Anyway, there are a lot of taunts in this game and all of the moves look crisp and seem to have real impact. It does help that the sound effect that accompanies you slamming someone to the mat also sounds really good. The usual "health bar" you see in most older wrestling games is replaced here with a "spirit meter" that sort of measures the momentum of your wrestler in the match. This way, if you start to make a comeback, you can "regain your health" in order to finish your opponent off. It works pretty well and serves to imitate the back and forth struggle of a great match.
As far as gameplay goes, it's a little awkward at first. The controls are different then most modern wrestling games started to use soon after this release but you can't really fault the developer for this. They were still sort of feeling their way around and the controls on AKI games after this got much more intuitive. After you get used to it, it's not so bad. Nowhere near a "game breaker", just a little hurdle to overcome in this classic. It's still far better than the controls for ECW Hardcore Revolution which came out much later. The controls in that game; we cannot excuse. They should have known better at that point. Also, if you compare this game to the first 3-D WWF game (WWF Warzone), all it's missing is some control tweaks and some unintentionally funny Ahmed Johnson promos.

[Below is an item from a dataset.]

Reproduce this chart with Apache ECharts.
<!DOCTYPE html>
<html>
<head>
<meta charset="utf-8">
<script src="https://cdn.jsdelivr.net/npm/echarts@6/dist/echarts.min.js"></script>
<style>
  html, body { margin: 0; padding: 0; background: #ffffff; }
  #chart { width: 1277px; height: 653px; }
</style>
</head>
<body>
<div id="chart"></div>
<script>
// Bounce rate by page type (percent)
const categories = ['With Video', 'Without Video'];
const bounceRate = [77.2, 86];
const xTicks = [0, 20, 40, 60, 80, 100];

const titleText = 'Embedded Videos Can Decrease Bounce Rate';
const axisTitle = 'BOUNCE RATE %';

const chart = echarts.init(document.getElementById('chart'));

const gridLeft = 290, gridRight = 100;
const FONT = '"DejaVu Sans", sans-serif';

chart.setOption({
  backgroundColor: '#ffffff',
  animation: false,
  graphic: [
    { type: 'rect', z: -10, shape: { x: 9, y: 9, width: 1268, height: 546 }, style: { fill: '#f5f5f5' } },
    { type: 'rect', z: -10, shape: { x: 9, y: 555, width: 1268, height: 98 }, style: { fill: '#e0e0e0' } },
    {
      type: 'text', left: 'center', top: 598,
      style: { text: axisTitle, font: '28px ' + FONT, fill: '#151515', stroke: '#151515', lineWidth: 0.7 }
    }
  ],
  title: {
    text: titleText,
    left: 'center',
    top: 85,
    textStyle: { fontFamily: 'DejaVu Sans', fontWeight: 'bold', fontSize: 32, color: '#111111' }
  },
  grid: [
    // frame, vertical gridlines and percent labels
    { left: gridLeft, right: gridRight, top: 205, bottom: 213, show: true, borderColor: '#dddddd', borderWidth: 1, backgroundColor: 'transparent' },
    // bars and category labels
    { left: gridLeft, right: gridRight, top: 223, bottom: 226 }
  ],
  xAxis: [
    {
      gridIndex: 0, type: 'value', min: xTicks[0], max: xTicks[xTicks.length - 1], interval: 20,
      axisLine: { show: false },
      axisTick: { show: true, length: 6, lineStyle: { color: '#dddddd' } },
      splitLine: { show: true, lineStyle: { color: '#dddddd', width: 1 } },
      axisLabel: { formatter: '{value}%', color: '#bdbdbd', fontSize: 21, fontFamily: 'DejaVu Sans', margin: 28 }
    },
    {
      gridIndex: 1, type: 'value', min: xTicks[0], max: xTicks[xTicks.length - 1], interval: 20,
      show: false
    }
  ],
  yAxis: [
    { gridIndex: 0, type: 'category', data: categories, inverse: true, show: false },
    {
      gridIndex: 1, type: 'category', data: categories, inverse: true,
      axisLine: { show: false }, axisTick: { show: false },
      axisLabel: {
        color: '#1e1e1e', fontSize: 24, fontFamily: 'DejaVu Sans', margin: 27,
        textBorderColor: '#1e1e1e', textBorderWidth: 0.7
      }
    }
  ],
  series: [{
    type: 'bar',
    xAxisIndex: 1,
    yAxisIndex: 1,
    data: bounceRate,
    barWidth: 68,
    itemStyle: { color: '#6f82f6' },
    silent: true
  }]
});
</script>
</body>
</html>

Altogether I'd say this is a classic title in the annals of pro wrestling video games. It really helped to usher in the new wave of 3-D polygons and show the possibilties of what you could pack into a pro wrestling title at the time. AKI always took a lot of time and care with their wrestling games and it shows here as well. Aside from WWE produced games, they were probably the number one wrestling video game developer for the PS1 and N64 with multiple classic titles in their library. In some of the later games, they even featured their own makeshift mascot AKIman as a playable character. I say that they deserved to pat themselves on the back like that, Barry Horowitz style.